Another night at the Chicago Underground Film Festival, and tonight I watched a documentary, Hell on Wheels, directed by Bon Ray, about the recent rebirth of women's roller derby, which took place in Austin, Texas, 2001. My expectation was to see a film about the character and motivation of the individual women, but instead what the film documented over the course of several years was the initial organization of the league, its split, and emergence of one league from this split. The issue that provides suspense in the film is whether this league will put the focus more on the model of the skaters enjoying the camaraderie and skating and less on running a business with a management staff in order to make profit.
There are several types of scenes that recur throughout the film. Group discussions, which often become arguments are common up until the very end of the film. The main issue of controversy is how to run the organization, how to spend the money, and who leads it and how much power are they given. There are interviews, usually quite brief, with individual skaters. There are scenes from training, from practice, from the games, as well as the injuries that seem quite common, and a few quite serious that result.
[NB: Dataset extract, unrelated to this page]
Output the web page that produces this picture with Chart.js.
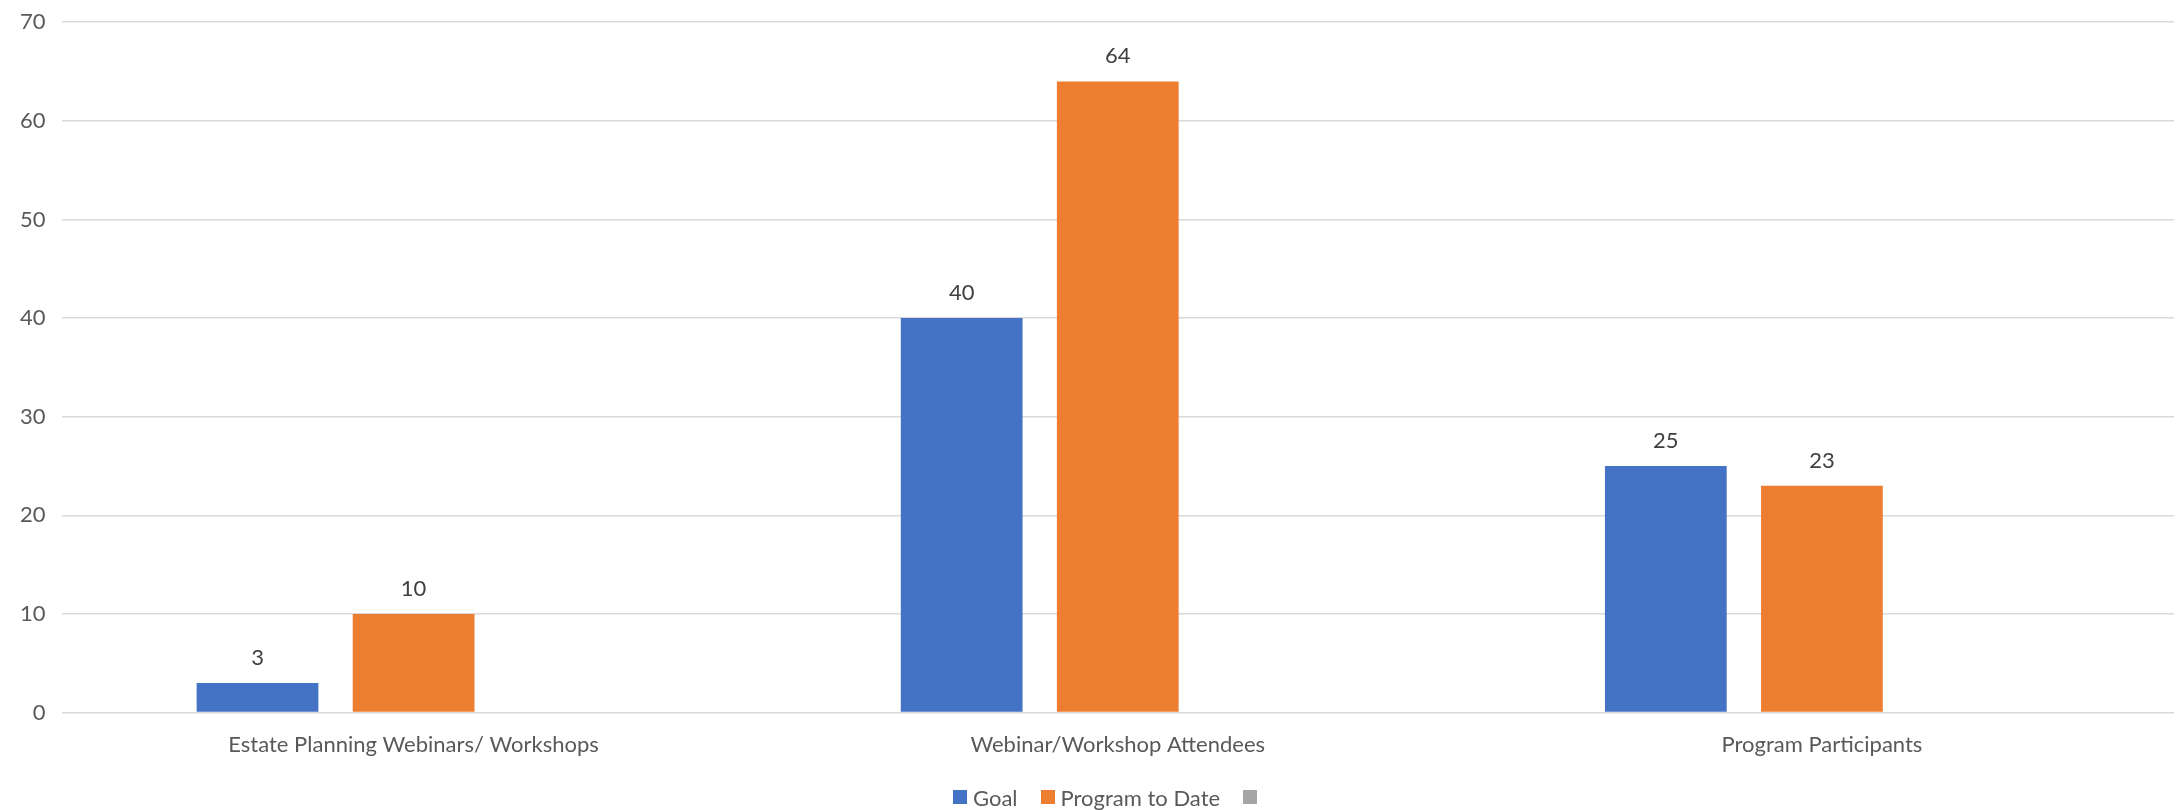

While the focus of this film is understandable--to present the nitty-gritty, often contentious discussion and argument that is involved in setting up the league and determining its structure and goals--it inherently does not seem to make for good film scenes: anyone who has ever sat in on an organizational meeting knows that they can be protracted, contentious, and a hassle that you are happy when concluded. Thus, I found myself fearing in the film, oh, no, not another discussion and argument. Furthermore, without any narrator who intruded to clue the viewer in and provide more information about the context, I often felt lost. The director clearly wanted to leave this narrator out in the name of making the film more realistic--you saw things as the participants saw them--but this I believe this made it more difficult for the viewer to get involved in the film, in terms of better understanding what was going on.
Another disagreement I have with the film is its focus on the logistics of forming and operating an organization. With this focus we see many taped scenes of arguments and bickering about just what to do and how to handle the logistics of running what proves to be a costly enterprise--renting a hall, attracting paying spectators, finding training space, buying skates, dealing with frequent and costly injuries, some quite serious. I suppose someone interested in the business aspect of this enterprise would be curious about this aspect of women's roller derby, but I was not particularly so.
True, this gives you the nitty gritty and unpleasant, yet necessary perspective on what is quite a difficult start up venture. This is truly a realist and documentary film! But in my view it just doesn't make particularly dramatic film. Personally, I would be curious to learn more about the personalities of the participants--what draws them to roller derby and why they enjoy it. For instance, a woman in the film observes that the skaters were loners who didn't fit in, but this observation isn't developed. Or the entire question of using sex to sell the sport, that is, wearing sexy outfits to draw an audience. We get a few brief explanations that the skaters are okay with that, but I sense there is more to it than simply a pat answer. Or probably there are a variety of answers to this questions, it depends on which skater you would ask.
This film constitutes quite an ambitious ground level view of the formation of a women's roller derby league. The director and his friends and associates spent several years on this project and their purpose was to document the messy process that led to the league's formation. In this they do succeed. But if you are interested in learning more about the personality of the skaters, more about their issues of gender, if they have any, then this film may not satisfy you.